I tried to use your preprocessing methods and pretrained model but it didn't work. May I check with you?
Closed this issue · 1 comments
Hello,
I tried to use your preprocessing methods and pretrained model but it didn't work on my dataset. May I check with you about 3 questions?
(1) I used DCMTK with: dcmj2pnm +on2 --min-max-window --set-window -600 1500 pathToDCM pathToPNG16
Did I use DCMTK with the same command line as yours?
(2) I studied augmentations.py and followed its methods to change group of PNG16 into tensor
([mean std]=[128.1722, 87.1849] for normalization), (TorchIO to do interpolation, but I changed the voxel to 1.5 * 1.5 * 1.5 mm), (The tensor [min, max] was about [-1.4701, 1.4547]) (The tensor input into the model had shape (C T H W))
The subplots in this image are some slices from the interpolated tensor (plot by plt.imshow(1SliceOfTensor, cmap='gray'))

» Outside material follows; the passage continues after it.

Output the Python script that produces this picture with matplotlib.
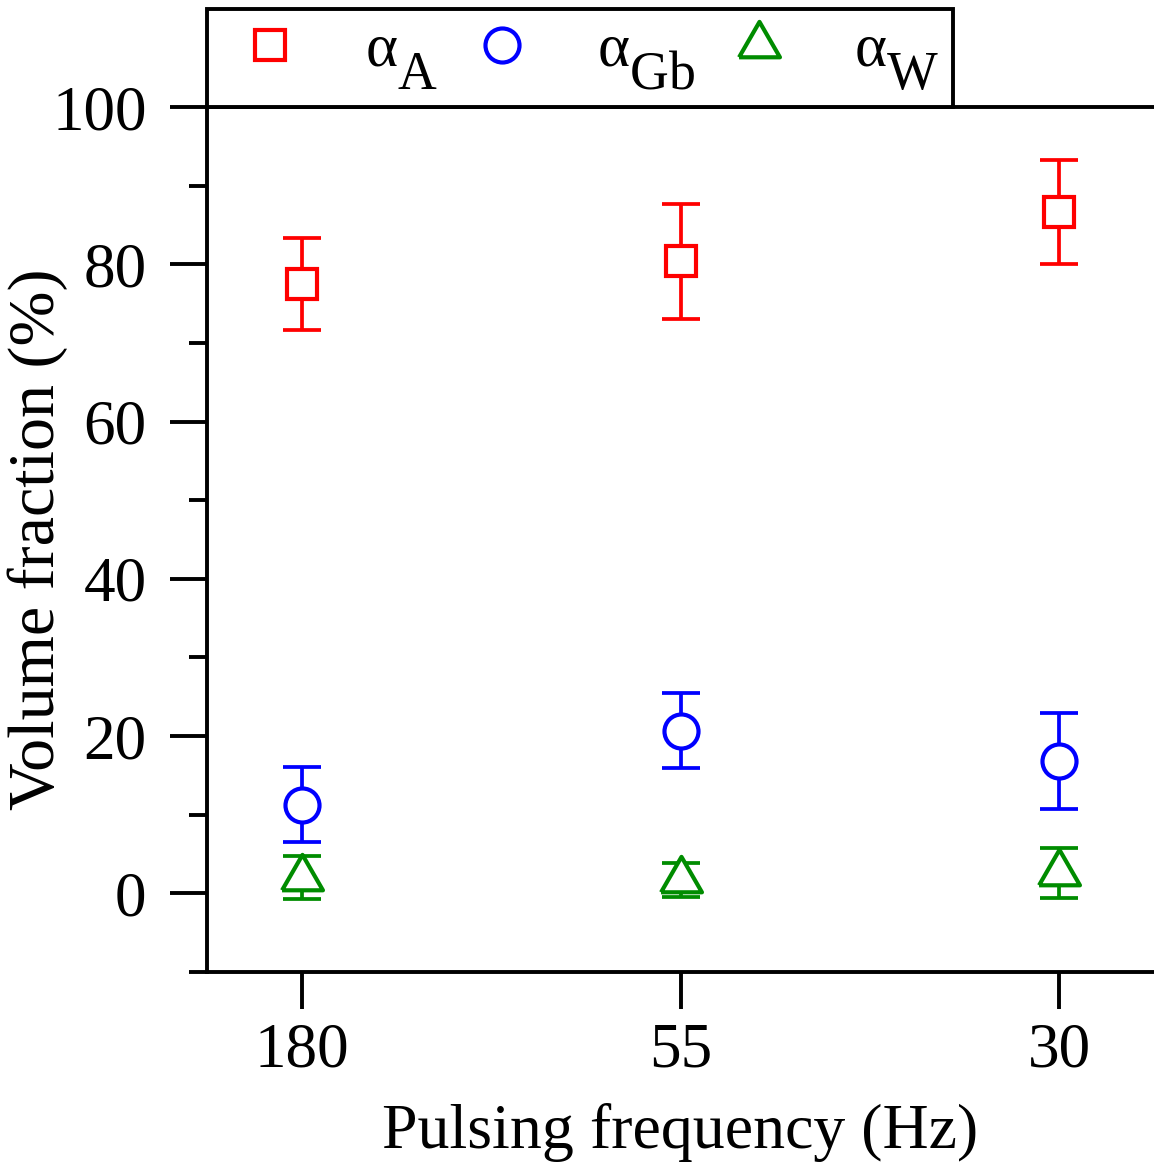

Did I changed the PNG16 into tensor in the correct way?
Do you think it's a bad idea to change its voxel to 1.5 * 1.5 * 1.5 mm (you use 1.4 * 1.4 * 2.5 mm)?
(3) I load your pretrained model's encoder back into standard r3d_18 and replace its last fc layer so that it can train on my 5 classes dataset.
resnet3d = torchvision.models.video.r3d_18(pretrained=True)
path = "/path/to/65fd1f04cb4c5847d86a9ed8ba31ac1aepoch=10.ckpt"
checkpoint = torch.load(path, map_location="cpu")
(the layers' names in your pretrained model are different from the standard r3d_18 so that I change them back)
state_dict = {("layer"+k[20:]): v for k, v in checkpoint["state_dict"].items()}
state_dict["stem.0.weight"] = state_dict.pop("layer0.0.weight")
state_dict["stem.1.weight"] = state_dict.pop("layer0.1.weight")
state_dict["stem.1.bias"] = state_dict.pop("layer0.1.bias")
state_dict["stem.1.running_mean"] = state_dict.pop("layer0.1.running_mean")
state_dict["stem.1.running_var"] = state_dict.pop("layer0.1.running_var")
state_dict["stem.1.num_batches_tracked"] = state_dict.pop("layer0.1.num_batches_tracked")
model_dict_copy = resnet3d.state_dict()
pretrained_dict = {k: v for k, v in state_dict.items() if k in model_dict_copy}
model_dict_copy.update(pretrained_dict)
resnet3d.load_state_dict(model_dict_copy)
Your pretrained model has other layers after the encoder but I am not sure whether I should use them.
Do you think I use your pretrained model correctly?
I freezed the encoder and trained only the fc layer because my dataset is small. But the training accuracy stay very low (40% for 5 classes classification).
Do you think I made any mistakes?
Thank you very much.
Hi,
Thanks for reaching out!
- I think that's the same as the DCMTK conversion command we use, which is:
dcmj2pnm +on2 +Ww -600 1500 dicom_path image_path
-
You've got the right tensor dimensions, so that should be good. In terms of the voxel shape, I might keep the original parameters if you intend to use the pretrained weights, but definitely feel free to experiment as they can be context-dependent.
-
In terms of the model, it may be more straightforward to initialize the SybilNet class (see for instance the
load_model
function in model.py). The additional layers perform pooling on the output activations from the 3D ResNet, and learn an attention. I would use the last hidden layer from that (seepool_output["hidden"]
in SybilNet.
Then your model could look something like:
class NewModel(nn.Module):
def __init__(self, checkpoint_path):
super(NewModel, self).__init__()
checkpoint = torch.load(checkpoint_path, map_location="cpu")
args = checkpoint["args"]
model = SybilNet(args)
# Remove model from param names
state_dict = {k[6:]: v for k, v in checkpoint["state_dict"].items()}
model.load_state_dict(state_dict) # type: ignore
self.sybil_model = model
# some model architecture you wish to train
self.classifier = nn.Linear(512, 5)
def forward(self, x):
output = self.sybil_model(x)
hidden = output["hidden"]
y_hat = self.classifier(hidden)
return y_hat
I don't see any major issues otherwise -- I would note that training dynamics can be volatile depending on the hyper-parameters.